■ Exercise details ■
Copy out all lines with the word "chart" in them.

[BEGIN]

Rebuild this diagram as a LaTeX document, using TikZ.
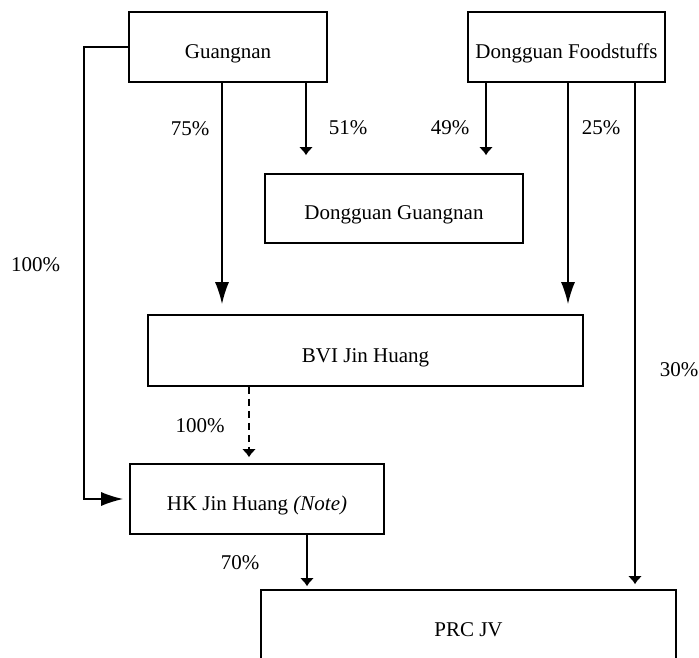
\documentclass[tikz,border=0pt]{standalone}
\usepackage{fontspec}
\setmainfont{Liberation Serif}
\usepackage{tikz}
\usetikzlibrary{arrows.meta, calc}

\begin{document}
\begin{tikzpicture}[x=0.5pt, y=-0.5pt,
  font=\fontsize{10.5}{12}\selectfont,
  company/.style={draw, line width=0.8pt, inner sep=0pt, text height=1.15em, text depth=0pt},
  bigarrow/.style={line width=0.8pt, -{Latex[length=11pt,width=7pt]}},
  smallarrow/.style={line width=0.8pt, -{Latex[length=4pt,width=7pt]}}]
  \useasboundingbox (0,0) rectangle (699,657);
  % Companies
  \node[company, minimum width=99pt, minimum height=35pt] (guangnan) at (228, 47) {Guangnan};
  \node[company, minimum width=98.5pt, minimum height=35pt] (foodstuffs) at (566.5, 47) {Dongguan Foodstuffs};
  \node[company, minimum width=129pt, minimum height=34.5pt] (dgguangnan) at (394, 208.5) {Dongguan Guangnan};
  \node[company, minimum width=217.5pt, minimum height=35.5pt] (bvi) at (365.5, 350.5) {BVI Jin Huang};
  \node[company, minimum width=127pt, minimum height=35pt] (hk) at (257, 499) {HK Jin Huang \textit{(Note)}};
  \node[company, minimum width=207.5pt, minimum height=35pt] (prc) at (468.5, 625) {PRC JV};
  %
  % Shareholdings
  \node (l75) at (190, 129) {75\%};
  \node (l51) at (348, 128) {51\%};
  \node (l49) at (450, 128) {49\%};
  \node (l25) at (601, 128) {25\%};
  \node (l100a) at (35.5, 265) {100\%};
  \node (l30) at (679, 370) {30\%};
  \node (l100b) at (200, 426) {100\%};
  \node (l70) at (240, 563) {70\%};
  %
  % Ownership edges:
  \draw[bigarrow, shorten >=5pt] (guangnan.south -| 222,0) -- (bvi.north -| 222,0);
  \draw[smallarrow, shorten >=9pt] (guangnan.south -| 306,0) -- (dgguangnan.north -| 306,0);
  \draw[smallarrow, shorten >=9pt] (foodstuffs.south -| 486,0) -- (dgguangnan.north -| 486,0);
  \draw[bigarrow, shorten >=5pt] (foodstuffs.south -| 568,0) -- (bvi.north -| 568,0);
  \draw[smallarrow, shorten >=2.5pt] (foodstuffs.south -| 635,0) -- (prc.north -| 635,0);
  \draw[bigarrow, shorten >=3pt] (guangnan.west) -- ++(-44,0) |- (hk.west);
  \draw[smallarrow, dash pattern=on 3.5pt off 2.5pt, shorten >=3pt] (bvi.south -| 249,0) -- (hk.north -| 249,0);
  \draw[smallarrow, shorten >=1.5pt] (hk.south -| 307,0) -- (prc.north -| 307,0);
\end{tikzpicture}
\end{document}
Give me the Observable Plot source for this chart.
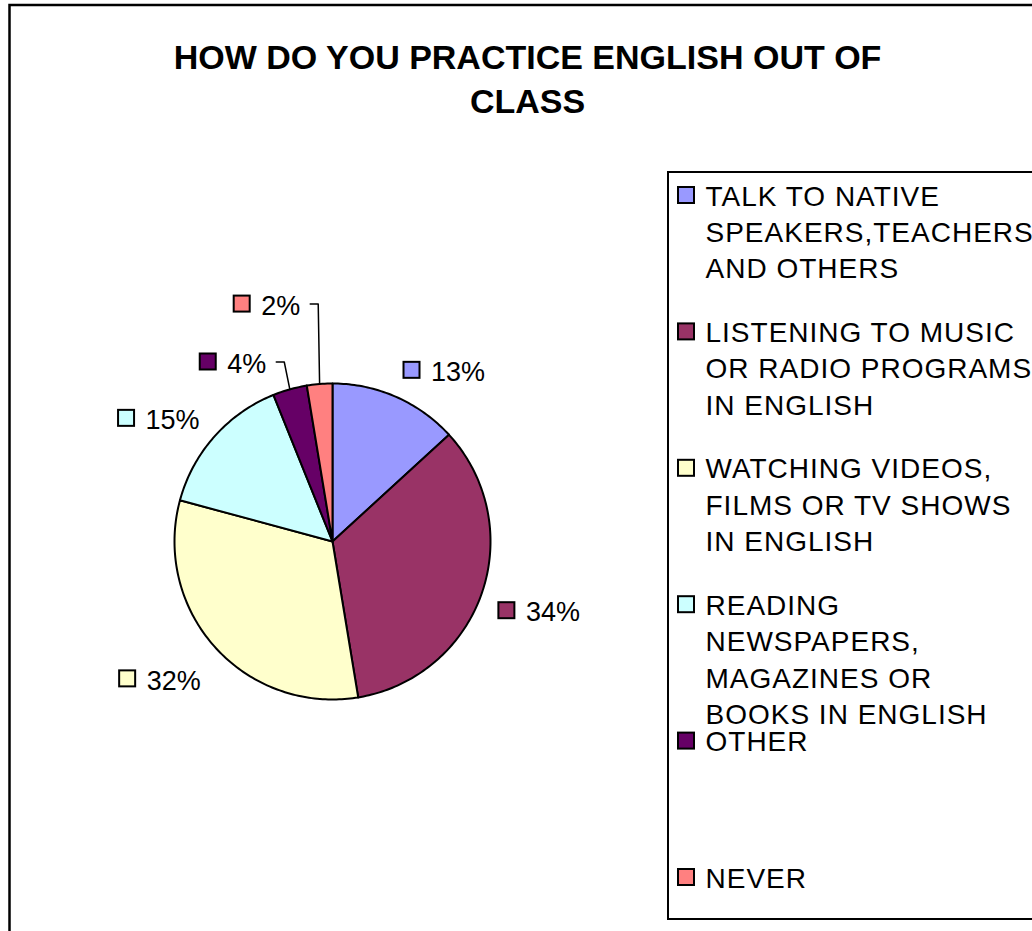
<!DOCTYPE html>
<html><head><meta charset="utf-8">
<script src="https://cdn.jsdelivr.net/npm/d3@7"></script>
<script src="https://cdn.jsdelivr.net/npm/@observablehq/plot@0.6"></script>
<style>
html,body{margin:0;padding:0;background:#fff;overflow:hidden;}
#chart{width:1032px;height:931px;overflow:hidden;}
.legend-text text{letter-spacing:1px;}
</style></head><body><div id="chart"></div>
<script>
// ---- data ----
const categories = [
  "TALK TO NATIVE\nSPEAKERS,TEACHERS\nAND OTHERS",
  "LISTENING TO MUSIC\nOR RADIO PROGRAMS\nIN ENGLISH",
  "WATCHING VIDEOS,\nFILMS OR TV SHOWS\nIN ENGLISH",
  "READING\nNEWSPAPERS,\nMAGAZINES OR\nBOOKS IN ENGLISH",
  "OTHER",
  "NEVER"
];
const shares = [13.2, 34.2, 31.8, 14.7, 3.5, 2.6];
const percentLabels = ["13%", "34%", "32%", "15%", "4%", "2%"];
const colors = ["#9999FF", "#993366", "#FFFFCC", "#CCFFFF", "#660066", "#FF8080"];
const titleLines = ["HOW DO YOU PRACTICE ENGLISH OUT OF", "CLASS"];

// ---- layout (pixels) ----
const W = 1032, H = 931;
const CX = 332, CY = 541, R = 158;      // pie centre & radius
const ux = px => (px - CX) / R;          // pixel -> unit coordinates
const uy = py => (CY - py) / R;
const FONT = "Liberation Sans, Arial, sans-serif";
const PCT_FS = 27, LEG_FS = 28, TITLE_FS = 34;
const LABEL_R = 175;
const nudges = [[0,0],[0,0],[0,8],[0,4],[-17,0],[-16,-52]];
const hasLeader = [false, false, false, false, true, true];
const SWH = 8; // half side of swatch squares

const ctx = document.createElement("canvas").getContext("2d");
ctx.font = `${PCT_FS}px "Liberation Sans"`;

const pie = d3.pie().sort(null).value(d => d)(shares);

// slice outlines
const slicePts = [];
pie.forEach((p, i) => {
  const cat = categories[i];
  slicePts.push({cat, x: 0, y: 0});
  const steps = Math.max(2, Math.ceil((p.endAngle - p.startAngle) / (Math.PI / 180)));
  for (let k = 0; k <= steps; k++) {
    const a = p.startAngle + (p.endAngle - p.startAngle) * k / steps;
    slicePts.push({cat, x: Math.sin(a), y: Math.cos(a)});
  }
});

const swatch = (cat, px, py) => ({cat, x1: ux(px - SWH), x2: ux(px + SWH), y1: uy(py - SWH), y2: uy(py + SWH)});

// data labels
const labelSw = [], labelTx = [], leaders = [];
pie.forEach((p, i) => {
  const mid = (p.startAngle + p.endAngle) / 2;
  const ax = CX + LABEL_R * Math.sin(mid), ay = CY - LABEL_R * Math.cos(mid);
  const tw = ctx.measureText(percentLabels[i]).width;
  const right = Math.sin(mid) > 0, top = Math.cos(mid) > 0;
  let left = right ? ax + 1 : ax - 2 - tw - 27;
  let cy = top ? ay - 11 : ay + 12;
  const [nx, ny] = nudges[i];
  left += nx; cy += ny;
  labelSw.push(swatch(categories[i], left + 8, cy));
  labelTx.push({text: percentLabels[i], x: ux(left + 27), y: uy(cy + 1 - 0.32 * PCT_FS + 9.7)});
  if (hasLeader[i]) {
    const te = left + 27 + tw;
    leaders.push({id: i, x: ux(te + 10), y: uy(cy)});
    leaders.push({id: i, x: ux(te + 18), y: uy(cy)});
    leaders.push({id: i, x: Math.sin(mid), y: Math.cos(mid)});
  }
});

// legend
const LEG_X = 668, LEG_TOP = 172, LEG_BOTTOM = 919;
const legSw = [], legTx = [];
categories.forEach((c, i) => {
  const b0 = 205 + 136.4 * i;
  legSw.push(swatch(c, 686, b0 - 10));
  c.split("\n").forEach((line, j) => {
    legTx.push({text: line, x: ux(705), y: uy(b0 + 36.4 * j - 0.32 * LEG_FS)});
  });
});

const titleRows = titleLines.map((t, j) => ({text: t, x: ux(527), y: uy([68.3, 112][j] - 0.32 * TITLE_FS)}));

const frames = [
  {x1: ux(9.5), x2: ux(W + 30), y1: uy(5), y2: uy(H + 30)},
  {x1: ux(LEG_X), x2: ux(W + 30), y1: uy(LEG_TOP), y2: uy(LEG_BOTTOM)}
];

const chart = Plot.plot({
  width: W, height: H, margin: 0,
  x: {domain: [ux(0), ux(W)], range: [0, W], axis: null},
  y: {domain: [uy(H), uy(0)], range: [H, 0], axis: null},
  color: {type: "ordinal", domain: categories, range: colors},
  style: {fontFamily: FONT, background: "white", overflow: "hidden"},
  marks: [
    Plot.rect(frames.slice(0,1), {x1: "x1", x2: "x2", y1: "y1", y2: "y2", stroke: "black", strokeWidth: 2.5, fill: "none"}),
    Plot.rect(frames.slice(1), {x1: "x1", x2: "x2", y1: "y1", y2: "y2", stroke: "black", strokeWidth: 2, fill: "white"}),
    Plot.line(slicePts, {x: "x", y: "y", z: "cat", fill: "cat", stroke: "black", strokeWidth: 2, curve: "linear-closed", strokeLinejoin: "round"}),
    Plot.line(leaders, {x: "x", y: "y", z: "id", stroke: "black", strokeWidth: 1.5}),
    Plot.rect(labelSw, {x1: "x1", x2: "x2", y1: "y1", y2: "y2", fill: "cat", stroke: "black", strokeWidth: 2}),
    Plot.text(labelTx, {x: "x", y: "y", text: "text", textAnchor: "start", fontSize: PCT_FS, fill: "black", fontFamily: FONT}),
    Plot.rect(legSw, {x1: "x1", x2: "x2", y1: "y1", y2: "y2", fill: "cat", stroke: "black", strokeWidth: 2}),
    Plot.text(legTx, {x: "x", y: "y", text: "text", textAnchor: "start", fontSize: LEG_FS, fill: "black", fontFamily: FONT, className: "legend-text"}),
    Plot.text(titleRows, {x: "x", y: "y", text: "text", textAnchor: "middle", fontSize: TITLE_FS, fontWeight: "bold", fill: "black", fontFamily: FONT})
  ]
});
document.getElementById("chart").appendChild(chart);
</script></body></html>
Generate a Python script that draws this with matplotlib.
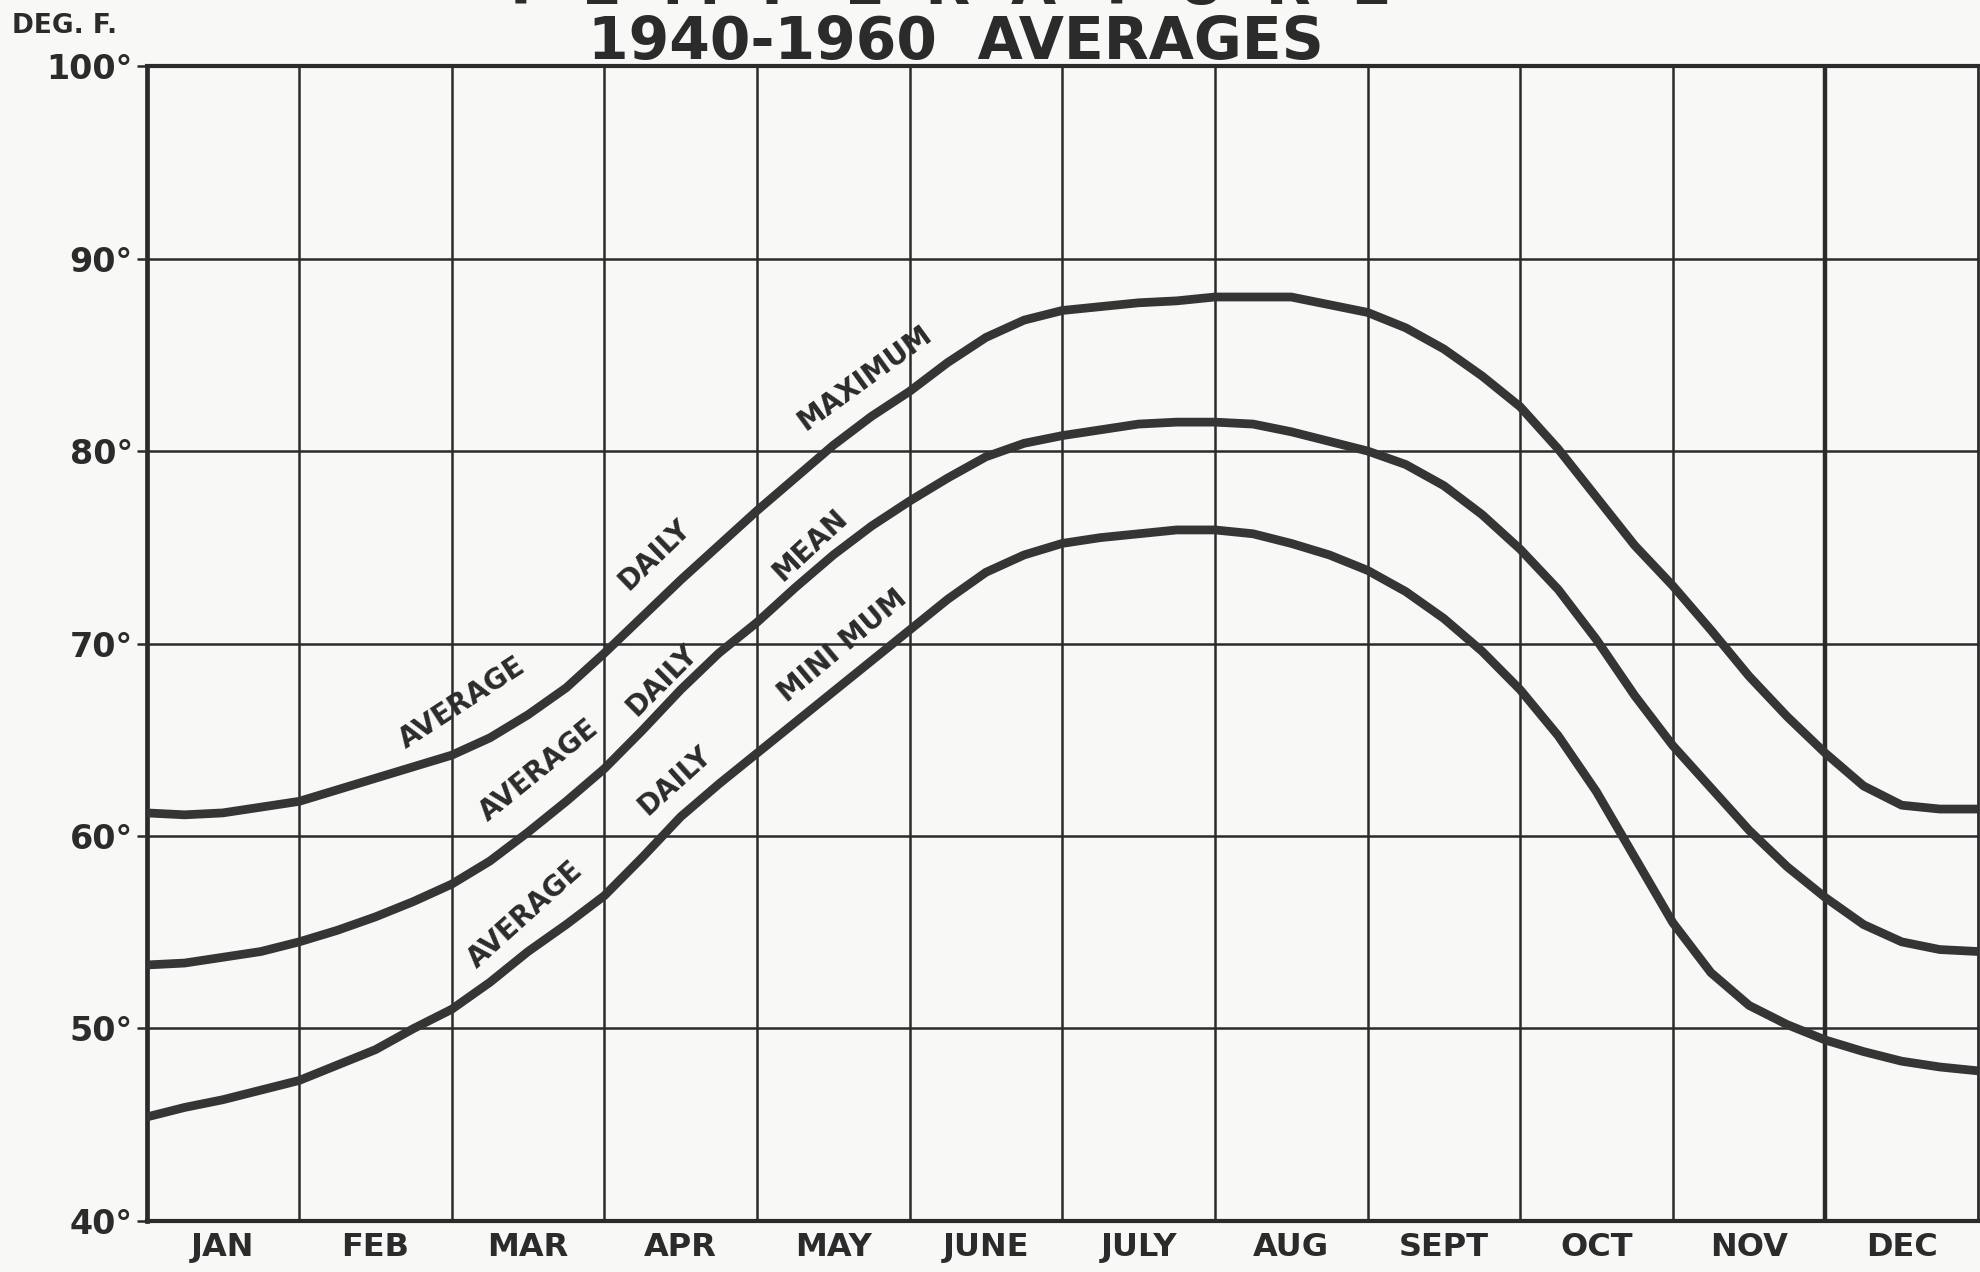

[END]

■ Final result ■
Give me the Observable Plot source for this chart.
#chart{width:1032px;height:931px;overflow:hidden;}
</style></head><body><div id="chart"></div>
const chart = Plot.plot({
document.getElementById("chart").appendChild(chart);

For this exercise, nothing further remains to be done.